Carl Sagan, Pale Blue Dot: A Vision of the Human Future in Space

 

Here on the right you can find your way through the exhibition either by reading further into my premises and reflections, just pressing on the NEXT button, or choosing to move randomly / freely through the rooms.

 

The "relics", that will be displayed include petroglyphs (stone carvings), asterisms, cartography and paintings, daguerreotypes, old glas plates from Observatories, still photography, 16- and 35-mm footage, and James Webb Telescope pictures. Field recordings will be part of another exposition.  

I will make an excursus in forms of representation in the antiquity, because as an artist I want to understand the historical context before I start conceptualizing.

ENTRANCE 

The context will extend to old(er) techniques but considers also contemporary aspects of exhibition design. 


As a creative documentary filmmaker, I am more interested in how to inventively use the archive and how to compose, decompose or recompose it. 

 

Some findings have already been exposed to alterations, restorations or animations, and composition processes, and I will present them as I found them.

 

When I decide to intervene, it will be with a personal non-judgmental approach.

 

I want to create new pieces with decisions that bring together artistic, curatorial and technological factors.

 

Therefore, my role in this project, as briefly stated before, resembles the role of the curator, the archive footage assimilator and the archaeologist, exploring an environmental issue from an historical perspective, that in this case goes along with the possibilities given by scientific and technological progress. 

 

To portray the night might be an interest of a few artists, to be able to do so, an interest by a few scientists and engineers, to observe it in its depth and long-term development an interest by many astronomers, physicists, and philosophers.

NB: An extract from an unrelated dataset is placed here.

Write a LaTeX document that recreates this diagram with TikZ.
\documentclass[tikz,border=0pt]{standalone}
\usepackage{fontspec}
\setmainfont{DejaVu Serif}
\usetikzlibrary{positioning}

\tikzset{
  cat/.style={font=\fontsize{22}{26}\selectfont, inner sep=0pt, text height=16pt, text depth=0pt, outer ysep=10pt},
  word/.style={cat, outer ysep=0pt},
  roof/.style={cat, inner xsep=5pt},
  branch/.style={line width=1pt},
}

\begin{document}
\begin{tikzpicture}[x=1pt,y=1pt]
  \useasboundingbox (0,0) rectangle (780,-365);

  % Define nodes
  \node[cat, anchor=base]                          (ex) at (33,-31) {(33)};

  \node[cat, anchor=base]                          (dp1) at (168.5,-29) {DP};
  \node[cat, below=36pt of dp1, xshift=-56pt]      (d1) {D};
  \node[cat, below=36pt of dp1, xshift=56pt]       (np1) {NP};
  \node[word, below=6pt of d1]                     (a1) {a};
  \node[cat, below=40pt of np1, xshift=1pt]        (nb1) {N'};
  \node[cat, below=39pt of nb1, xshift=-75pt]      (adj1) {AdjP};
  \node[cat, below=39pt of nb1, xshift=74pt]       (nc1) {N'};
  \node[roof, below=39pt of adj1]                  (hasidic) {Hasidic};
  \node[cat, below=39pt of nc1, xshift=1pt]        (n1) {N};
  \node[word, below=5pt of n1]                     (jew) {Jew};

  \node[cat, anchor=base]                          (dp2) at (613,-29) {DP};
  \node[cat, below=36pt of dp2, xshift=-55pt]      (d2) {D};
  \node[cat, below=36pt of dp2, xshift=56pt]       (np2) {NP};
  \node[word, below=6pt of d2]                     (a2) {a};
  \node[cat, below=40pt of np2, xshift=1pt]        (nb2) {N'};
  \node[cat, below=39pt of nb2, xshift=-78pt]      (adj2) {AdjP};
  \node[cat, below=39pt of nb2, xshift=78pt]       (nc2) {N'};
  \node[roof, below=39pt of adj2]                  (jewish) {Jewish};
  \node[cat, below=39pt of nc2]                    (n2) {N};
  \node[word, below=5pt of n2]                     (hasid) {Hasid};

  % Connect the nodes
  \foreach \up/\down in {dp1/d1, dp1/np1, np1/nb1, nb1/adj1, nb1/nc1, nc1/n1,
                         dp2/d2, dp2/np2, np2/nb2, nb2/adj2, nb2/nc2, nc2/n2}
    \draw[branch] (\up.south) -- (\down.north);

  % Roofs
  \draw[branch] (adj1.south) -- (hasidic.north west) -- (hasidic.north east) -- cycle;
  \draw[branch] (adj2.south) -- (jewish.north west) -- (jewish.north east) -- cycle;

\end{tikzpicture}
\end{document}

All of these interests have had consequences on our knowledge. 

 

The work with space and spatiality is central to this exposition, especially because my work is conceptually bound to an understanding of the the environment as a space to share, and of our planet as a shared territory, where any vision and hearing, all ways of experiencing it count.

 

This includes my memories as an own private territory, "my" fireflies, and "my" Milky Way.

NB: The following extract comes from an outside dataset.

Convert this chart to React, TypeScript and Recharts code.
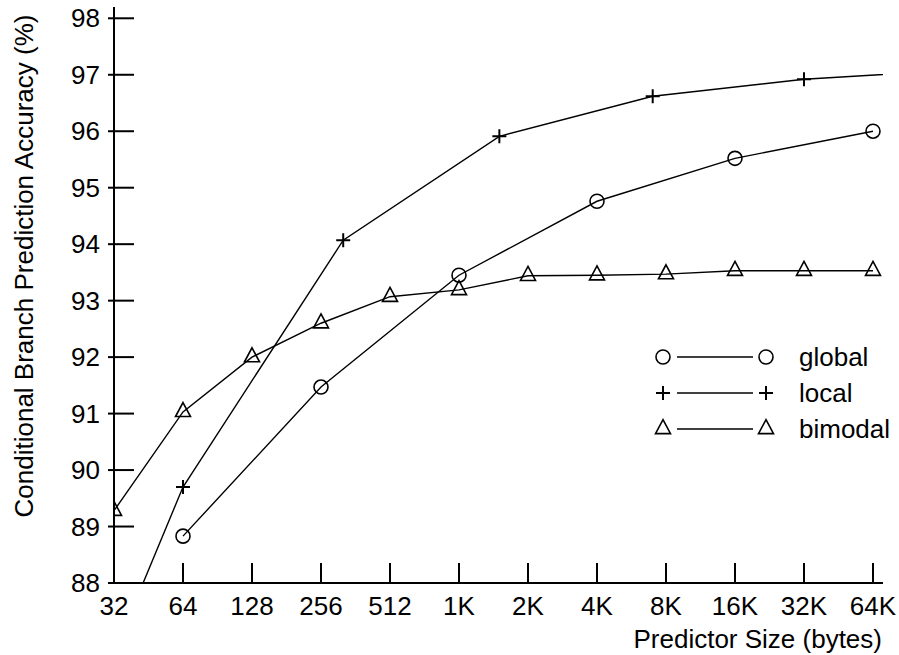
import React from 'react';
import { LineChart, Line, XAxis, YAxis, Legend } from 'recharts';

// ---- data ----
const globalSizes = [64, 256, 1024, 4096, 16384, 65536];
const globalAccuracy = [88.83, 91.47, 93.45, 94.76, 95.52, 96.0];

const localSizes = [32, 64, 320, 1536, 7168, 32768, 131072];
const localAccuracy = [86.76, 89.7, 94.07, 95.91, 96.62, 96.92, 97.07];

const bimodalSizes = [32, 64, 128, 256, 512, 1024, 2048, 4096, 8192, 16384, 32768, 65536];
const bimodalAccuracy = [89.28, 91.03, 92.0, 92.6, 93.07, 93.19, 93.44, 93.45, 93.47, 93.53, 93.53, 93.53];

const xTicks = [32, 64, 128, 256, 512, 1024, 2048, 4096, 8192, 16384, 32768, 65536];
const xTickLabels = ['32', '64', '128', '256', '512', '1K', '2K', '4K', '8K', '16K', '32K', '64K'];
const yTicks = [88, 89, 90, 91, 92, 93, 94, 95, 96, 97, 98];

const seriesNames = ['global', 'local', 'bimodal'];

const toRows = (sizes: number[], values: number[]) =>
  sizes.map((size, i) => ({ size, accuracy: values[i] }));

const globalData = toRows(globalSizes, globalAccuracy);
const localData = toRows(localSizes, localAccuracy);
const bimodalData = toRows(bimodalSizes, bimodalAccuracy);

// ---- styles ----
const FONT = '"Liberation Sans", Arial, Helvetica, sans-serif';
const FS = 26;
const INK = '#000';

// ---- markers ----
const CircleMark = ({ cx, cy, r = 7 }: any) => (
  <circle cx={cx} cy={cy} r={r} fill="none" stroke={INK} strokeWidth={1.6} />
);
const PlusMark = ({ cx, cy, s = 7 }: any) => (
  <path d={`M${cx - s},${cy}H${cx + s}M${cx},${cy - s}V${cy + s}`} stroke={INK} strokeWidth={2} fill="none" />
);
const TriangleMark = ({ cx, cy, w = 15, h = 14 }: any) => (
  <path
    d={`M${cx},${cy - (2 * h) / 3}L${cx + w / 2},${cy + h / 3}L${cx - w / 2},${cy + h / 3}Z`}
    stroke={INK}
    strokeWidth={1.6}
    fill="none"
  />
);

const makeDot = (Mark: any) => (props: any) => {
  const { cx, cy, index } = props;
  if (cx == null || cy == null) return <g key={`d${index}`} />;
  return <Mark key={`d${index}`} cx={cx} cy={cy} />;
};

// ---- ticks ----
const XTick = (props: any) => {
  const { x, y, payload } = props;
  const idx = xTicks.indexOf(payload.value);
  return (
    <g>
      <line x1={x} x2={x} y1={y} y2={y - 20} stroke={INK} strokeWidth={2} />
      <text x={x} y={y + 32} textAnchor="middle" fontSize={FS} fontFamily={FONT} fill={INK}>
        {idx >= 0 ? xTickLabels[idx] : payload.value}
      </text>
    </g>
  );
};

const YTick = (props: any) => {
  const { x, y, payload } = props;
  return (
    <g>
      <line x1={x - 6} x2={x + 20} y1={y} y2={y} stroke={INK} strokeWidth={2} />
      <text x={x - 14} y={y + 9} textAnchor="end" fontSize={FS} fontFamily={FONT} fill={INK}>
        {payload.value}
      </text>
    </g>
  );
};

const YTitle = () => (
  <text
    transform="translate(33,266) rotate(-90)"
    textAnchor="middle"
    fontSize={FS}
    fontFamily={FONT}
    fill={INK}
  >
    Conditional Branch Prediction Accuracy (%)
  </text>
);

const XTitle = () => (
  <text x={882} y={648} textAnchor="end" fontSize={FS} fontFamily={FONT} fill={INK}>
    Predictor Size (bytes)
  </text>
);

// ---- legend ----
const legendMarks = [CircleMark, PlusMark, TriangleMark];
const LegendContent = () => (
  <svg width={259} height={120} style={{ display: 'block' }}>
    {seriesNames.map((name, i) => {
      const cy = 27 + i * 36;
      const Mark = legendMarks[i];
      return (
        <g key={name}>
          <Mark cx={23} cy={cy} />
          <line x1={37} x2={113} y1={cy} y2={cy} stroke={INK} strokeWidth={1.4} />
          <Mark cx={126} cy={cy} />
          <text x={159} y={cy + 9} fontSize={FS} fontFamily={FONT} fill={INK}>
            {name}
          </text>
        </g>
      );
    })}
  </svg>
);

export default function App() {
  return (
    <div style={{ position: 'absolute', left: 0, top: 0, width: 899, height: 655, background: '#fff' }}>
      <LineChart width={899} height={655} margin={{ top: 7, right: 16, bottom: 0, left: 0 }}>
        <XAxis
          dataKey="size"
          type="number"
          scale="log"
          domain={[32, 72470]}
          allowDataOverflow
          ticks={xTicks}
          interval={0}
          tickLine={false}
          tickSize={0}
          tickMargin={0}
          tick={<XTick />}
          axisLine={{ stroke: INK, strokeWidth: 2 }}
          height={72}
          label={<XTitle />}
        />
        <YAxis
          type="number"
          domain={[88, 98.2]}
          allowDataOverflow
          ticks={yTicks}
          interval={0}
          tickLine={false}
          tickSize={0}
          tickMargin={0}
          tick={<YTick />}
          axisLine={{ stroke: INK, strokeWidth: 2 }}
          width={114}
          label={<YTitle />}
        />
        <Legend
          layout="horizontal"
          verticalAlign="middle"
          align="center"
          content={<LegendContent />}
          wrapperStyle={{ left: 640, top: 330, width: 259, height: 120 }}
        />
        <Line
          data={globalData}
          dataKey="accuracy"
          name="global"
          stroke={INK}
          strokeWidth={1.4}
          dot={makeDot(CircleMark)}
          activeDot={false}
          isAnimationActive={false}
        />
        <Line
          data={localData}
          dataKey="accuracy"
          name="local"
          stroke={INK}
          strokeWidth={1.4}
          dot={makeDot(PlusMark)}
          activeDot={false}
          isAnimationActive={false}
        />
        <Line
          data={bimodalData}
          dataKey="accuracy"
          name="bimodal"
          stroke={INK}
          strokeWidth={1.4}
          dot={makeDot(TriangleMark)}
          activeDot={false}
          isAnimationActive={false}
        />
      </LineChart>
    </div>
  );
}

I have reserved a separate room for them, a room of my own, which implies a metaphysical and embodied site of experience. This room can be understood as a form of entry or passage to the rest of the virtual rooms.

 

The rest of my findings will be classified and put in a chronological order. The common denominator for the different artistic processes is that they all engage in re-interpretations.

 

These processes will create new knowledge about our perception, reception and observation of the night and the cosmos with its depth behind the celestial vault visible to our eyes, ideally making the fearful ordinary observer coincide with the fearless astronomer, to open up minds in comprising darkness and feel empowered in the lust to explore who we are and what place we have in the Universe.

 

The visitor / audience / reader can navigate a starry night from how I saw it in my past, see it how it once appeared and how it appears to us today – within a creative journey. After passing a room of my own, they will experience a new collection of items that I found and dealt with, handling a theme that is very dear to me: light and sound pollution.

 

The first experience is a meditative long personal re-appropriation of nocturnal endeavours from my side with my audio-visual artwork, showing dark olive groves and forests, and alpine spaces below and above the horizon. The visitor / audience / reader will watch “darknesses” until their rods will adapt (around 25 minutes) and they can start to see fireflies and blinking stars (again).